6. Being Critical of Christina.  Yep, I hate that one more than anything else.  I served CSD, I lived and breathed CSD for four years.  I bled you, Christina.  I still love you, but two years out, I am astounded by you.  I have to play the "devil's advocate." I have to ask the hard questions of your board members. They need to know what the public discourse sounds like, not just what's being said in their insulated bubbles. And I need to ask these questions because, today, I am a private citizen paying taxes to you. Some of the questions are damn good ones. So, I ask publicly on various blogs, using my name, sometimes with sarcasm, sometimes with wit, sometimes my demeanor flops.  The problem, Christina, is that you are not communicating with me.  You are not telling me where you want to go. You are, unfortunately, leaving yourself open to wide speculation.  And that worries me.  From the outside, it appears your ship has metal fatigue. You have too many heads doing their own damn thing.
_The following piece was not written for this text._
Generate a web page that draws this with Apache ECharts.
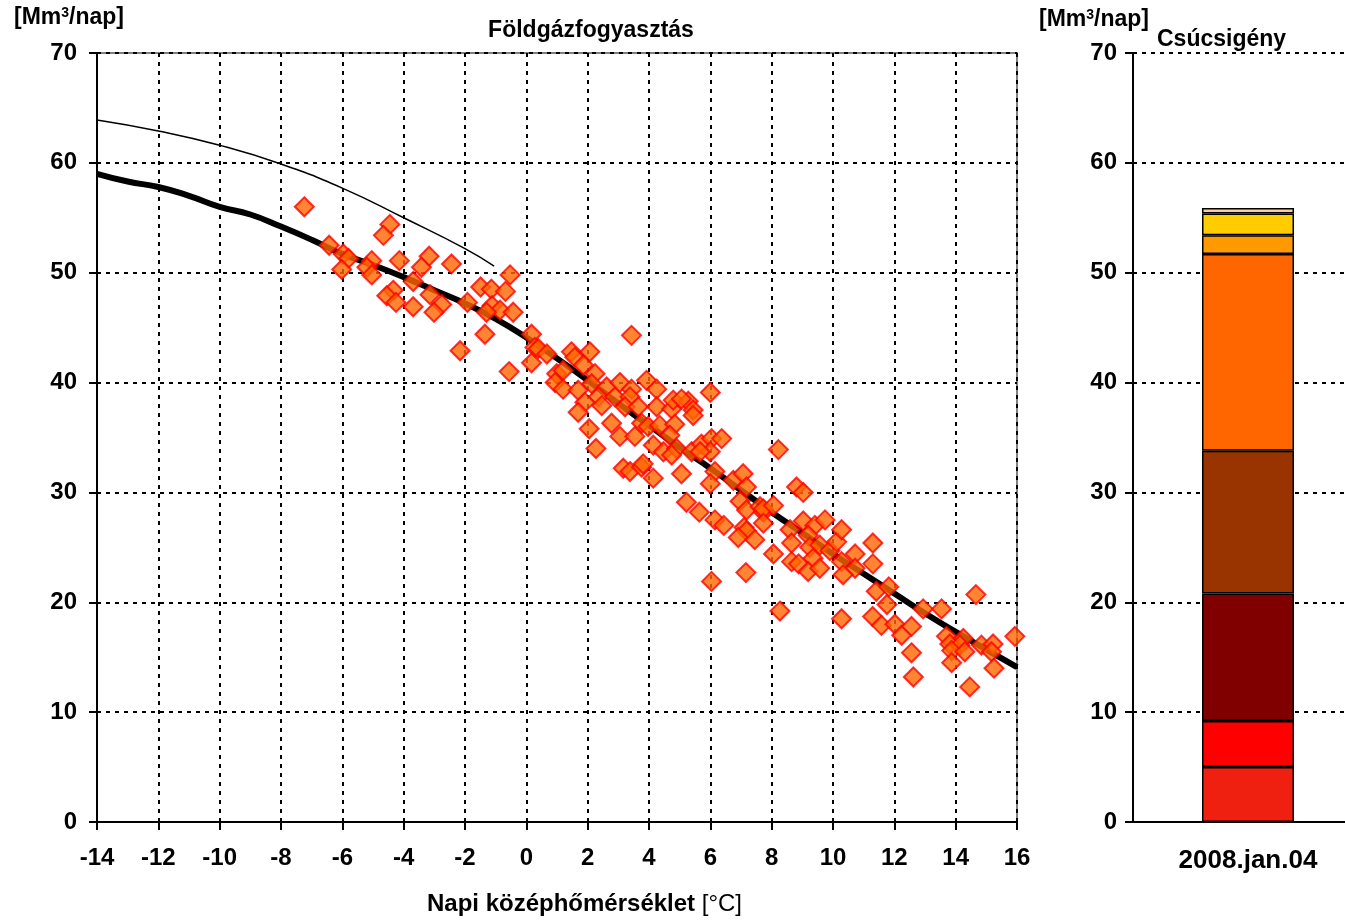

Here are the rumors that you need to address if you have a hope and dream of passing our referendum:

  • Will you give your schools to Red Clay?  If you do, won't that result in the need to for less tax dollars? not more?
  • The word is that Red Clay wants all of your city schools. But, they also want 8 years of weighted funding.  How much is that price tag?
  • Will any of the new replacement operating funds be sent to Red Clay with the schools?
  • The City provides approx. 20% of the districts tax collection. What percentage of suburban generated funds will sent to Red Clay or harvested to pay the $24 million priority price tag?
  • Have you successfully ensured that your teachers will keep their jobs in the city schools?
  • Have you communicated to the families of City students regarding redistricting?  Where will this year's city fifth and eighth graders go to school next year? Their families want to know.
  • Have you considered engaging Red Clay as the management organization for your priority schools, ensuring that CSD students remain CSD students.
  • You are held up across the state as the district with no choices. What are doing about that?  Where are our magnet schools? alternative grade level configurations? 
  • Are you planning to go to capital referendum next? Cause that's your rumor.
  • What happens in the suburbs when the city goes to Red Clay? Will you maintain the population needed to operate three high schools in the burbs as you also compete with the newly opened Newark Charter High School. Or will we see school closure in the next 10 or 15 years?  
  • When are you going to do something with Executive Drive?
7. The last thing I hate today: Leaders who want to fleece little old ladies and who float that threat right before the two biggest districts in the state go to referendum.  Gov. Markell are you trying to render your traditional districts helpless? Your education policy has hurt students, teachers, and families deeply over the last six years. I know, you don't care.  But, come on, going after little old ladies and their purses?  That's just plain wrong.   

Well, now that I've gotten that off my chest, there's a good chance that I will once again disappear into oblivion.  Reality wise, this blog has run its course and my words are less valued and appreciated than ever before. Writing a blog takes time and thick skin.  As I become less politician and more mother, my skin looses its thickness. I'm a wimpy girl in a wimpy world. We can only wonder which direction the wimpy wind will blow.